Python has become a cornerstone in the fields of econometrics, statistics, and data analysis. As the demand for data-driven insights continues to grow, professionals turn to Python for its ability to handle large datasets, perform sophisticated statistical analyses, and model economic relationships. This article explores the power of Python for Econometrics, and how Python supports advanced applications in statistics, focusing on its capabilities in probability and statistics, statistical modeling, and non-linear function optimization.

Probability and Statistics Functions in Python

Understanding and manipulating probability distributions is essential for numerous econometric and statistical tasks. Python’s extensive suite of functions for working with probability distributions and statistical computations makes it a powerful tool for economists, statisticians, and data analysts. Let’s explore its functionalities in depth.

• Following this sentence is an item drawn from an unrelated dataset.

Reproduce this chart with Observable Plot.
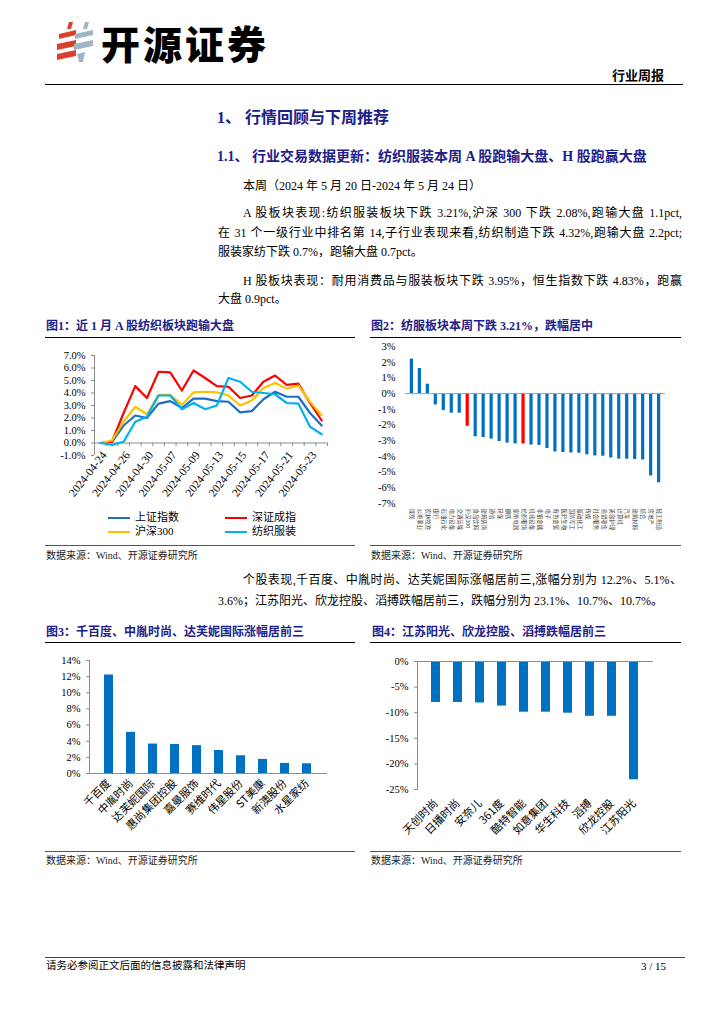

Generating and Analyzing Distributions

Python allows users to generate, analyze, and manipulate both continuous and discrete probability distributions. These distributions play a crucial role in modeling real-world phenomena across various fields:

  • Normal Distribution: This is one of the most widely used distributions, representing variables such as stock returns, test scores, or measurement errors. Python allows you to compute probabilities, generate random samples, and evaluate the likelihood of specific outcomes within this distribution.
    Example: scipy.stats.norm provides methods to calculate the probability density function (PDF) and cumulative distribution function (CDF).
  • Poisson Distribution: Often used in count-based scenarios like modeling customer arrivals at a store or calls at a call center, this distribution is key for discrete event simulations.
    Example: Using scipy.stats.poisson to model the number of events occurring in a fixed interval.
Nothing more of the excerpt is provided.